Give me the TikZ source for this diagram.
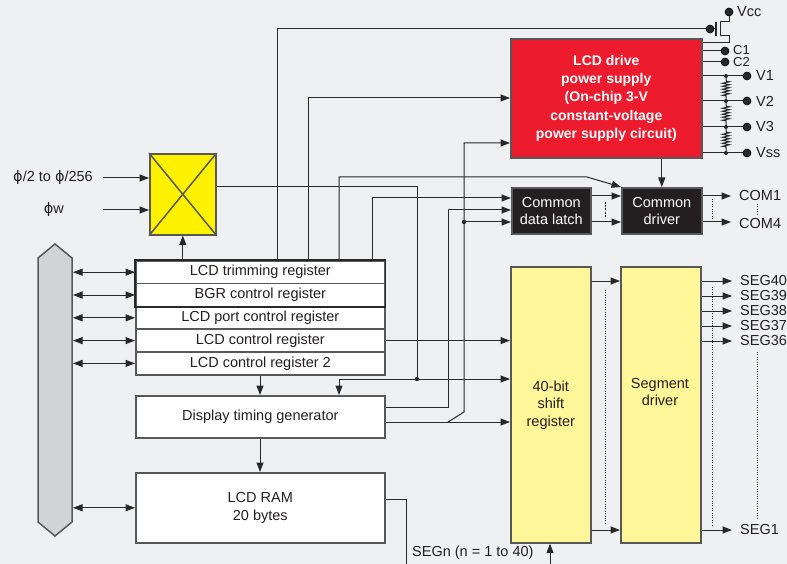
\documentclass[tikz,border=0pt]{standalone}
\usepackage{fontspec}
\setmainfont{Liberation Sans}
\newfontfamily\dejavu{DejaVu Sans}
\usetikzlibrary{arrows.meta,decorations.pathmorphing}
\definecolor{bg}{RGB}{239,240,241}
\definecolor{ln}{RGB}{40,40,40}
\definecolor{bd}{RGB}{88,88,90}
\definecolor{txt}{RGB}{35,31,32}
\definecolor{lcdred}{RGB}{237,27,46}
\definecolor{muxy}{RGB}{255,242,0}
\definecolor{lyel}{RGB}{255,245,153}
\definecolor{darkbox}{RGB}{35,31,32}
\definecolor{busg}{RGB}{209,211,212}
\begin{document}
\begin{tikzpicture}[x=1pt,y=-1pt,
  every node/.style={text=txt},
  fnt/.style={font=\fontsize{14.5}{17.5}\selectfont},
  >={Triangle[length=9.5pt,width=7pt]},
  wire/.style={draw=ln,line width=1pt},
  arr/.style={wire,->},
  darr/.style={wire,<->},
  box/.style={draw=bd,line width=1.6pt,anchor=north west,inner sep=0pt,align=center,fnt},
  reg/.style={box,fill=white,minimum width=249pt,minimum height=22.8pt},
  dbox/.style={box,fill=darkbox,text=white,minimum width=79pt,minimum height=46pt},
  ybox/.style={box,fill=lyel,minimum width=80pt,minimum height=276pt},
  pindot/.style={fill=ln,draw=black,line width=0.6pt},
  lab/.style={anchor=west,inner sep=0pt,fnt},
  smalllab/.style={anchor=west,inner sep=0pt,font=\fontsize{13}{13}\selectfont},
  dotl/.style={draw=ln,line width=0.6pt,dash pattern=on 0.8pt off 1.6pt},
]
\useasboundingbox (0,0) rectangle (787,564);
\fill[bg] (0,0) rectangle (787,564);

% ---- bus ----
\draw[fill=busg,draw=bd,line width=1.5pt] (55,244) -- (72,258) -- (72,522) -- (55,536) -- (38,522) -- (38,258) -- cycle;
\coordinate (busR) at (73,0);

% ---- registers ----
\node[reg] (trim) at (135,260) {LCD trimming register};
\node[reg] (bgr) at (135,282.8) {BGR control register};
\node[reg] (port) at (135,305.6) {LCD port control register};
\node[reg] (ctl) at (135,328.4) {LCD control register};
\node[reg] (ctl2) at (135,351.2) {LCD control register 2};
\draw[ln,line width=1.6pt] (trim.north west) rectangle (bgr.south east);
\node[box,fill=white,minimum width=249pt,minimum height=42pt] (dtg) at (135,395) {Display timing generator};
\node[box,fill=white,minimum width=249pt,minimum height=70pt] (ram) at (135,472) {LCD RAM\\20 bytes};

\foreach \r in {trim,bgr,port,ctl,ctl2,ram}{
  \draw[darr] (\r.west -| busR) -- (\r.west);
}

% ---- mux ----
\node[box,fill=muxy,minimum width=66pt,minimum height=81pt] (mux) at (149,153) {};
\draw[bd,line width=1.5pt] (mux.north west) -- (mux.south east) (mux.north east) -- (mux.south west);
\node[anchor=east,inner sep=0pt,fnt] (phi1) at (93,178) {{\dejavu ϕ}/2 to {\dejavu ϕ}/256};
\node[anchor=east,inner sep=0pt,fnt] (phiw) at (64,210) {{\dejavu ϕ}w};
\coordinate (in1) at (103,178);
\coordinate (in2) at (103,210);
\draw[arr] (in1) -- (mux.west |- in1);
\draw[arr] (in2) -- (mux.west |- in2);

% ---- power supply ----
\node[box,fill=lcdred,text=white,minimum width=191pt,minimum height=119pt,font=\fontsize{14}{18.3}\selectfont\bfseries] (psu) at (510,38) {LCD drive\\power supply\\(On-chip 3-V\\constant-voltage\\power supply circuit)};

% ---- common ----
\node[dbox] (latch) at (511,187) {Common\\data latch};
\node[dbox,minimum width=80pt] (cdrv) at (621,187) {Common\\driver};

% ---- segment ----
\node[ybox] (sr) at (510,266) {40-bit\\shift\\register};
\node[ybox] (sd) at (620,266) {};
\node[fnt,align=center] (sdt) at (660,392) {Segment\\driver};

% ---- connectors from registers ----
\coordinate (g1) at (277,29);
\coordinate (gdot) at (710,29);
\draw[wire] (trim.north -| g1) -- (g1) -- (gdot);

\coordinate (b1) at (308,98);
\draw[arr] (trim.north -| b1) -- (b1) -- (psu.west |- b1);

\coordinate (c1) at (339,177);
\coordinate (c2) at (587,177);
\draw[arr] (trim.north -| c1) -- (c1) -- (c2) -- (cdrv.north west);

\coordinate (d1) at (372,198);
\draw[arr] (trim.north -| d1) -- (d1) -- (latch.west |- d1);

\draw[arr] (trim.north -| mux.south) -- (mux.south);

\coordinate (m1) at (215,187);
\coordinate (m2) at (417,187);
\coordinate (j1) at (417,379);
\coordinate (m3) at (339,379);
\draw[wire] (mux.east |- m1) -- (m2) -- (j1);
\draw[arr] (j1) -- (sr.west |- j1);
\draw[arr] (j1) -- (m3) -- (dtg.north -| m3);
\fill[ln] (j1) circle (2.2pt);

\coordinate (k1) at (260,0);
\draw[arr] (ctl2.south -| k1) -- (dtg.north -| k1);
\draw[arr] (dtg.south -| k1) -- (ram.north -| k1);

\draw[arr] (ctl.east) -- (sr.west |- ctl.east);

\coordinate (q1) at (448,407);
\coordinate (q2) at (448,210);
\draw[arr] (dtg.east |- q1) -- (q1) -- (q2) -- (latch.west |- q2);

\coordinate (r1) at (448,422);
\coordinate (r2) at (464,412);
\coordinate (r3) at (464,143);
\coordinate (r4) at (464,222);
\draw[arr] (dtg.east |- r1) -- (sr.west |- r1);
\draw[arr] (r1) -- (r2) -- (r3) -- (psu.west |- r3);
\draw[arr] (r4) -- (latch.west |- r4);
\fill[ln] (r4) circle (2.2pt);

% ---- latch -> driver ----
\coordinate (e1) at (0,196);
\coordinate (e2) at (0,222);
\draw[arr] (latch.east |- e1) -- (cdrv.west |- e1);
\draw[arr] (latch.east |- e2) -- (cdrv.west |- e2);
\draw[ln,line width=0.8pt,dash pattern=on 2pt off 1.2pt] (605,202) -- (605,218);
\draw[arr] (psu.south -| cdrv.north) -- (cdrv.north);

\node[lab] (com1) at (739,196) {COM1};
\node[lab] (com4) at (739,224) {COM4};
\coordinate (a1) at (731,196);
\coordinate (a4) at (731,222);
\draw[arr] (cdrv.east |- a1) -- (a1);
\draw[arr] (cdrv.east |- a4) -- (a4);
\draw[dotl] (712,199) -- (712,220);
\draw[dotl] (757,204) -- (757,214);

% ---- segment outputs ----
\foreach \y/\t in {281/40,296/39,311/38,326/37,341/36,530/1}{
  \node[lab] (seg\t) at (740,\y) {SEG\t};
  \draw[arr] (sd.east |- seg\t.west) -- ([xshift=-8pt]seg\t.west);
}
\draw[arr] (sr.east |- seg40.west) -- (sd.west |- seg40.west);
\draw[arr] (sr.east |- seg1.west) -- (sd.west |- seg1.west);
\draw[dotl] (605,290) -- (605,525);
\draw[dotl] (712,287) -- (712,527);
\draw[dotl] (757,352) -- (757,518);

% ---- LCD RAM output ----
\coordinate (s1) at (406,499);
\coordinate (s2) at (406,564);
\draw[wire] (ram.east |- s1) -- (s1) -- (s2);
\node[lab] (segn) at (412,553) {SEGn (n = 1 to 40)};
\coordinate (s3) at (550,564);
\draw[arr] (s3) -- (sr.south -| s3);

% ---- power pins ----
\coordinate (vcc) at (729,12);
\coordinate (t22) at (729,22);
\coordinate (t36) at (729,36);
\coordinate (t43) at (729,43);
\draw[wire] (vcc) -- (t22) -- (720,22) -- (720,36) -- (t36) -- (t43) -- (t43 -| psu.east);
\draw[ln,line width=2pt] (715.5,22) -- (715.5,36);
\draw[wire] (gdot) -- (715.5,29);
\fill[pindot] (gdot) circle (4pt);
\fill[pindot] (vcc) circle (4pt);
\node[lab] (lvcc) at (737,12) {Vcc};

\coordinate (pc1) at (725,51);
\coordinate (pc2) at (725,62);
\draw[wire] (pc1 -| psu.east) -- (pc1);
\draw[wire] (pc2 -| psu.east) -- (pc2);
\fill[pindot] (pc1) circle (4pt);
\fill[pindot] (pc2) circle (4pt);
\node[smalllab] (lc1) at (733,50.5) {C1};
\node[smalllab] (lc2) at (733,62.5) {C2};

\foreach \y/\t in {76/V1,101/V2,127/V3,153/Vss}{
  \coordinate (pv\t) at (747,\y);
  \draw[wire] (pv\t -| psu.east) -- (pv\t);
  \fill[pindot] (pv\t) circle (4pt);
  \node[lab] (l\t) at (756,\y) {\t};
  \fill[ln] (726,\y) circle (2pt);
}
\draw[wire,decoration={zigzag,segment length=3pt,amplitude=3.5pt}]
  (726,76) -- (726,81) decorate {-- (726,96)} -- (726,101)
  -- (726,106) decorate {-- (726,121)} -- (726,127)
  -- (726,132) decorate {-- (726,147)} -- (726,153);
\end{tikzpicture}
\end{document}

• Task instructions: Write out again, exactly, the lines from the start of the listing up to the line containing "(busR) at (73,0);", with both ends and without pictures.

• Written answer:
Give me the TikZ source for this diagram.
\documentclass[tikz,border=0pt]{standalone}
\usepackage{fontspec}
\setmainfont{Liberation Sans}
\newfontfamily\dejavu{DejaVu Sans}
\usetikzlibrary{arrows.meta,decorations.pathmorphing}
\definecolor{bg}{RGB}{239,240,241}
\definecolor{ln}{RGB}{40,40,40}
\definecolor{bd}{RGB}{88,88,90}
\definecolor{txt}{RGB}{35,31,32}
\definecolor{lcdred}{RGB}{237,27,46}
\definecolor{muxy}{RGB}{255,242,0}
\definecolor{lyel}{RGB}{255,245,153}
\definecolor{darkbox}{RGB}{35,31,32}
\definecolor{busg}{RGB}{209,211,212}
\begin{document}
\begin{tikzpicture}[x=1pt,y=-1pt,
  every node/.style={text=txt},
  fnt/.style={font=\fontsize{14.5}{17.5}\selectfont},
  >={Triangle[length=9.5pt,width=7pt]},
  wire/.style={draw=ln,line width=1pt},
  arr/.style={wire,->},
  darr/.style={wire,<->},
  box/.style={draw=bd,line width=1.6pt,anchor=north west,inner sep=0pt,align=center,fnt},
  reg/.style={box,fill=white,minimum width=249pt,minimum height=22.8pt},
  dbox/.style={box,fill=darkbox,text=white,minimum width=79pt,minimum height=46pt},
  ybox/.style={box,fill=lyel,minimum width=80pt,minimum height=276pt},
  pindot/.style={fill=ln,draw=black,line width=0.6pt},
  lab/.style={anchor=west,inner sep=0pt,fnt},
  smalllab/.style={anchor=west,inner sep=0pt,font=\fontsize{13}{13}\selectfont},
  dotl/.style={draw=ln,line width=0.6pt,dash pattern=on 0.8pt off 1.6pt},
]
\useasboundingbox (0,0) rectangle (787,564);
\fill[bg] (0,0) rectangle (787,564);

% ---- bus ----
\draw[fill=busg,draw=bd,line width=1.5pt] (55,244) -- (72,258) -- (72,522) -- (55,536) -- (38,522) -- (38,258) -- cycle;
\coordinate (busR) at (73,0);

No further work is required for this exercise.